Skip the pictures, please, and write out exactly the lines from the opening of the data through the line containing "(0,0) rectangle (1017,1131);".
___ Given information ___
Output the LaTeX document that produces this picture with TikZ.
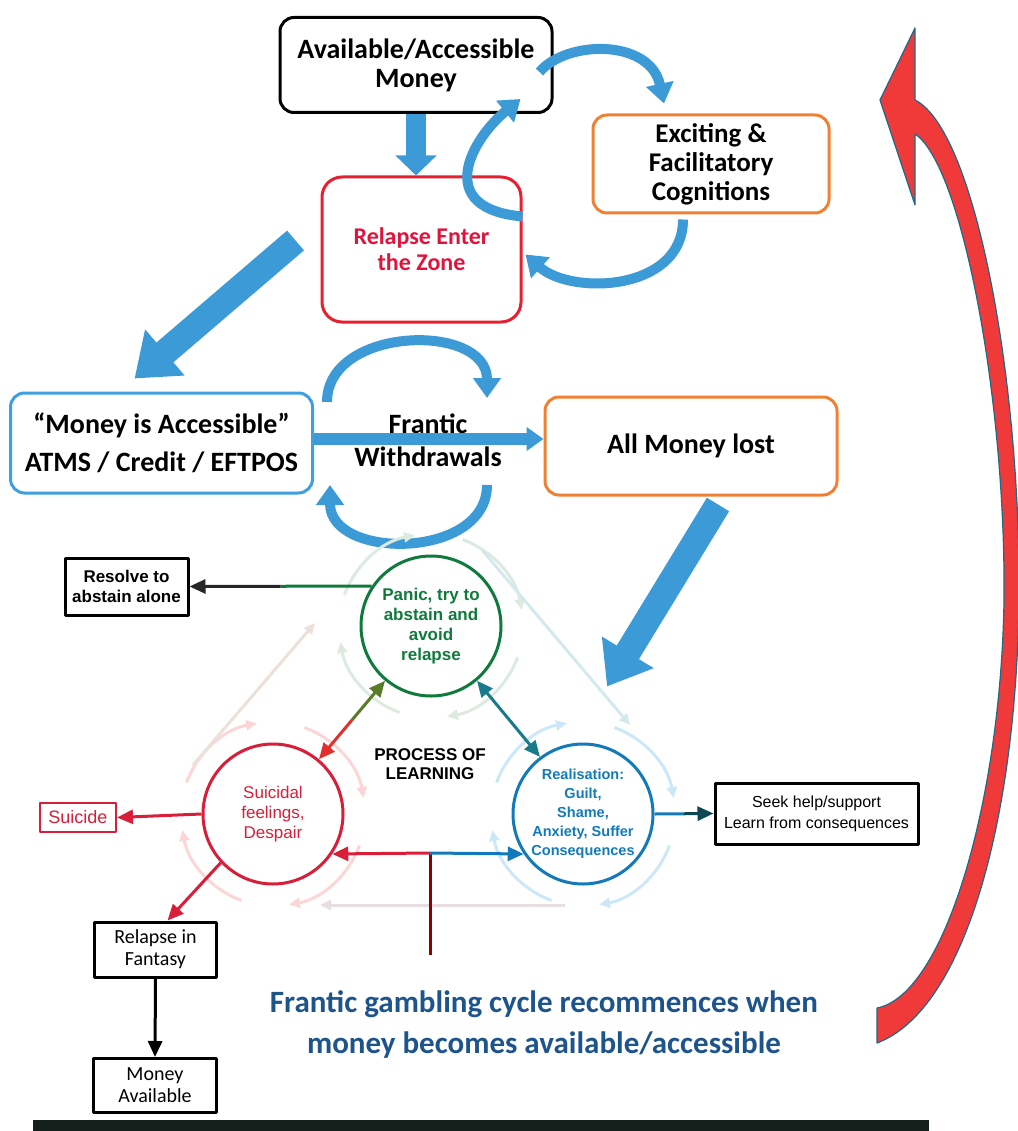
\documentclass[tikz,border=0pt]{standalone}
\usepackage{fontspec}
\setmainfont{Carlito}
\newfontfamily\arialfont{Liberation Sans}
\usetikzlibrary{positioning, arrows.meta, calc}

\definecolor{arrowblue}{RGB}{60,155,214}
\definecolor{boxorange}{RGB}{240,128,50}
\definecolor{boxred}{RGB}{230,32,48}
\definecolor{boxblue}{RGB}{62,160,224}
\definecolor{relred}{RGB}{222,20,60}
\definecolor{cgreen}{RGB}{16,122,60}
\definecolor{cred}{RGB}{216,30,56}
\definecolor{cblue}{RGB}{18,122,184}
\definecolor{cteal}{RGB}{24,122,138}
\definecolor{ringgreen}{RGB}{220,234,224}
\definecolor{ringred}{RGB}{252,214,214}
\definecolor{ringblue}{RGB}{204,232,248}
\definecolor{bigred}{RGB}{240,58,58}
\definecolor{redrim}{RGB}{30,105,135}
\definecolor{bottomblue}{RGB}{30,84,140}
\definecolor{barblack}{RGB}{20,30,26}

\begin{document}
\begin{tikzpicture}[x=1pt, y=-1pt, line join=round]
	\tikzstyle{topbox}=[draw, rounded corners=14pt, line width=3pt, align=center, font=\bfseries\fontsize{28}{29}\selectfont]
	\tikzstyle{circ}=[circle, draw, line width=3pt, minimum size=140pt, inner sep=0pt, align=center, font=\arialfont\bfseries\fontsize{17}{20}\selectfont]
	\tikzstyle{smallbox}=[rectangle, draw=black, line width=3pt, align=center, font=\arialfont\bfseries\fontsize{17}{20}\selectfont]
	\tikzstyle{bigarrow}=[draw=arrowblue, line width=26pt, -{Triangle[length=40pt,width=58pt]}]
	\tikzstyle{downarrow}=[draw=arrowblue, line width=20pt, -{Triangle[length=20pt,width=40pt]}]
	\tikzstyle{flatarrow}=[draw=arrowblue, line width=12pt, -{Triangle[length=17pt,width=23pt]}]
	\tikzstyle{curvy}=[draw=arrowblue, line width=10pt, -{Triangle[length=20pt,width=27pt]}]
	\tikzstyle{link}=[line width=3pt, -{Triangle[length=16pt,width=14pt]}]
	\tikzstyle{plain}=[line width=3pt]
	\tikzstyle{ring}=[line width=3pt, -{Triangle[length=11pt,width=10pt]}]

	\useasboundingbox (0,0) rectangle (1017,1131);

	% Top boxes
	\node[topbox, minimum width=272pt, minimum height=95pt] (avail) at (416,65) {Available/Accessible\\Money};
	\node[topbox, draw=boxorange, minimum width=236pt, minimum height=98pt, font=\bfseries\fontsize{27}{29}\selectfont] (excite) at (711,164) {Exciting \&\\Facilitatory\\Cognitions};
	\node[topbox, draw=boxred, rounded corners=20pt, text=relred, minimum width=199pt, minimum height=145pt, font=\bfseries\fontsize{24}{26}\selectfont] (relapse) at (421.5,249.5) {Relapse Enter\\the Zone};

	% Middle boxes
	\node[topbox, draw=boxblue, minimum width=302pt, minimum height=100pt, font=\bfseries\fontsize{28}{38}\selectfont] (access) at (161.5,443) {“Money is Accessible”\\ATMS / Credit / EFTPOS};
	\node[topbox, draw=boxorange, minimum width=292pt, minimum height=98pt] (lost) at (691,446) {All Money lost};
	\node[align=center, font=\bfseries\fontsize{28}{33}\selectfont] (frantic) at (428,440) {Frantic\\Withdrawals};

	% Process of learning
	\node[circ, draw=cgreen, text=cgreen] (panic) at (431,626) {Panic, try to\\abstain and\\avoid\\relapse};
	\node[circ, draw=cred, text=cred, font=\arialfont\fontsize{17}{20}\selectfont] (suicidal) at (273,814) {Suicidal\\feelings,\\Despair};
	\node[circ, draw=cblue, text=cblue, font=\arialfont\bfseries\fontsize{14.5}{19}\selectfont] (realis) at (583,814) {Realisation:\\Guilt,\\Shame,\\Anxiety, Suffer\\Consequences};
	\node[align=center, font=\arialfont\bfseries\fontsize{17}{19}\selectfont] (learn) at (430,764) {PROCESS OF\\LEARNING};

	% Blue arrows
	\draw[downarrow] (avail.south) -- (avail.south |- relapse.north);
	\draw[bigarrow] ($(relapse.west)+(-25,-9)$) -- ($(access.north)+(-27,-13)$);
	\draw[bigarrow] ($(lost.south)+(27,8)$) -- ($(realis.north)+(24,-56)$);
	\draw[flatarrow] ([yshift=4pt]access.east) -- ([yshift=4pt]access.east -| lost.west);

	% Loops
	\draw[curvy] ($(relapse.north east)+(0,41)$) .. controls ($(relapse.north east)+(-90,33)$) and ($(avail.south east)+(-82,25)$) .. ($(avail.south east)+(-33,-15)$);
	\draw[curvy] ($(avail.east)+(-14,7)$) .. controls ($(avail.east)+(13,-25)$) and ($(excite.north)+(-61,-75)$) .. ($(excite.north)+(-47,-10)$);
	\draw[curvy] ($(excite.south)+(-28,5)$) .. controls ($(excite.south)+(-28,77)$) and ($(relapse.east)+(49,46)$) .. ($(relapse.east)+(3,5)$);
	\draw[curvy] ($(frantic)+(-101,-38)$) .. controls ($(frantic)+(-101,-114)$) and ($(frantic)+(59,-118)$) .. ($(frantic)+(59,-42)$);
	\draw[curvy] ($(frantic)+(59,45)$) .. controls ($(frantic)+(59,120)$) and ($(frantic)+(-98,120)$) .. ($(frantic)+(-98,45)$);

	% Faint cycle
	\foreach \c/\col in {panic/ringgreen, suicidal/ringred, realis/ringblue}
	\foreach \a in {-160,-70,20,110}
	\draw[ring, draw=\col] ($(\c)+(\a:92)$) arc[start angle=\a, end angle=\a+60, radius=92];
	\draw[ring, draw=ringred!50!ringgreen] ($(suicidal)+(-80,-49)$) -- ($(panic)+(-116,-3)$);
	\draw[ring, draw=ringgreen!50!ringblue] ($(panic)+(51,-76)$) -- ($(realis)+(47,-89)$);
	\draw[ring, draw=ringblue!40!ringred] ($(realis)+(-18,91)$) -- ($(suicidal)+(47,91)$);

	% Outcomes
	\node[smallbox, minimum width=123pt, minimum height=57pt] (resolve) at (126.5,586.5) {Resolve to\\abstain alone};
	\node[smallbox, draw=cred, text=cred, line width=2pt, minimum width=76pt, minimum height=29pt, inner sep=0pt, font=\arialfont\fontsize{18}{20}\selectfont] (suicide) at (78,817.5) {Suicide};
	\node[smallbox, minimum width=122pt, minimum height=55pt, font=\fontsize{20}{22}\selectfont] (fantasy) at (155.5,949.5) {Relapse in\\Fantasy};
	\node[smallbox, minimum width=123pt, minimum height=54pt, font=\fontsize{20}{22}\selectfont] (moneyav) at (155,1085.5) {Money\\Available};
	\node[smallbox, minimum width=203pt, minimum height=61pt, font=\arialfont\fontsize{16}{21}\selectfont] (seek) at (816.5,813.5) {Seek help/support\\Learn from consequences};

	% Connectors
	\coordinate (rmid) at ($(panic.146)!0.5!(resolve.east)$);
	\draw[plain, cgreen] (panic.146) -- (rmid);
	\draw[link, black!85] (rmid) -- (resolve.east);
	\draw[link, cred] (suicidal.west) -- (suicide.east);
	\draw[link, cred] (suicidal.223) -- ($(fantasy.north)+(12,0)$);
	\draw[link, black] (fantasy.south) -- (moneyav.north);
	\coordinate (smid) at ($(realis.east)!0.5!(seek.west)$);
	\draw[plain, cblue] (realis.east) -- (smid);
	\draw[link, cteal!60!black] (smid) -- (seek.west);
	\coordinate (pmid) at ($(panic.230)!0.5!(suicidal.50)$);
	\draw[link, cgreen!70!orange] (pmid) -- (panic.230);
	\draw[link, cred!80!orange] (pmid) -- (suicidal.50);
	\draw[link, cteal, {Triangle[length=16pt,width=14pt]}-{Triangle[length=16pt,width=14pt]}] (panic.310) -- (realis.127);
	\coordinate (junction) at (430,853);
	\coordinate (stem) at (430,955);
	\draw[plain, red!55!black] (stem) -- (junction);
	\draw[link, cred] (junction) -- (suicidal.326);
	\draw[link, cblue] (junction) -- (realis.214);

	% Return arrow
	\filldraw[fill=bigred, draw=redrim, line width=1.2pt] (915,100) .. controls (975,130) and (1021,380) .. (1019,600) .. controls (1016,820) and (965,1010) .. (877,1043) -- (877,1008) .. controls (945,995) and (1001,800) .. (1004,600) .. controls (1006,400) and (962,165) .. (915,134) -- (915,205) -- (880,100) -- (915,28) -- cycle;

	\node[align=center, text=bottomblue, font=\bfseries\fontsize{31}{41}\selectfont] (recommence) at (544,1025) {Frantic gambling cycle recommences when\\money becomes available/accessible};
	\fill[barblack] (33,1120) rectangle (929,1131);
\end{tikzpicture}
\end{document}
___
• [Answer for the task]:
Output the LaTeX document that produces this picture with TikZ.
\documentclass[tikz,border=0pt]{standalone}
\usepackage{fontspec}
\setmainfont{Carlito}
\newfontfamily\arialfont{Liberation Sans}
\usetikzlibrary{positioning, arrows.meta, calc}

\definecolor{arrowblue}{RGB}{60,155,214}
\definecolor{boxorange}{RGB}{240,128,50}
\definecolor{boxred}{RGB}{230,32,48}
\definecolor{boxblue}{RGB}{62,160,224}
\definecolor{relred}{RGB}{222,20,60}
\definecolor{cgreen}{RGB}{16,122,60}
\definecolor{cred}{RGB}{216,30,56}
\definecolor{cblue}{RGB}{18,122,184}
\definecolor{cteal}{RGB}{24,122,138}
\definecolor{ringgreen}{RGB}{220,234,224}
\definecolor{ringred}{RGB}{252,214,214}
\definecolor{ringblue}{RGB}{204,232,248}
\definecolor{bigred}{RGB}{240,58,58}
\definecolor{redrim}{RGB}{30,105,135}
\definecolor{bottomblue}{RGB}{30,84,140}
\definecolor{barblack}{RGB}{20,30,26}

\begin{document}
\begin{tikzpicture}[x=1pt, y=-1pt, line join=round]
	\tikzstyle{topbox}=[draw, rounded corners=14pt, line width=3pt, align=center, font=\bfseries\fontsize{28}{29}\selectfont]
	\tikzstyle{circ}=[circle, draw, line width=3pt, minimum size=140pt, inner sep=0pt, align=center, font=\arialfont\bfseries\fontsize{17}{20}\selectfont]
	\tikzstyle{smallbox}=[rectangle, draw=black, line width=3pt, align=center, font=\arialfont\bfseries\fontsize{17}{20}\selectfont]
	\tikzstyle{bigarrow}=[draw=arrowblue, line width=26pt, -{Triangle[length=40pt,width=58pt]}]
	\tikzstyle{downarrow}=[draw=arrowblue, line width=20pt, -{Triangle[length=20pt,width=40pt]}]
	\tikzstyle{flatarrow}=[draw=arrowblue, line width=12pt, -{Triangle[length=17pt,width=23pt]}]
	\tikzstyle{curvy}=[draw=arrowblue, line width=10pt, -{Triangle[length=20pt,width=27pt]}]
	\tikzstyle{link}=[line width=3pt, -{Triangle[length=16pt,width=14pt]}]
	\tikzstyle{plain}=[line width=3pt]
	\tikzstyle{ring}=[line width=3pt, -{Triangle[length=11pt,width=10pt]}]

	\useasboundingbox (0,0) rectangle (1017,1131);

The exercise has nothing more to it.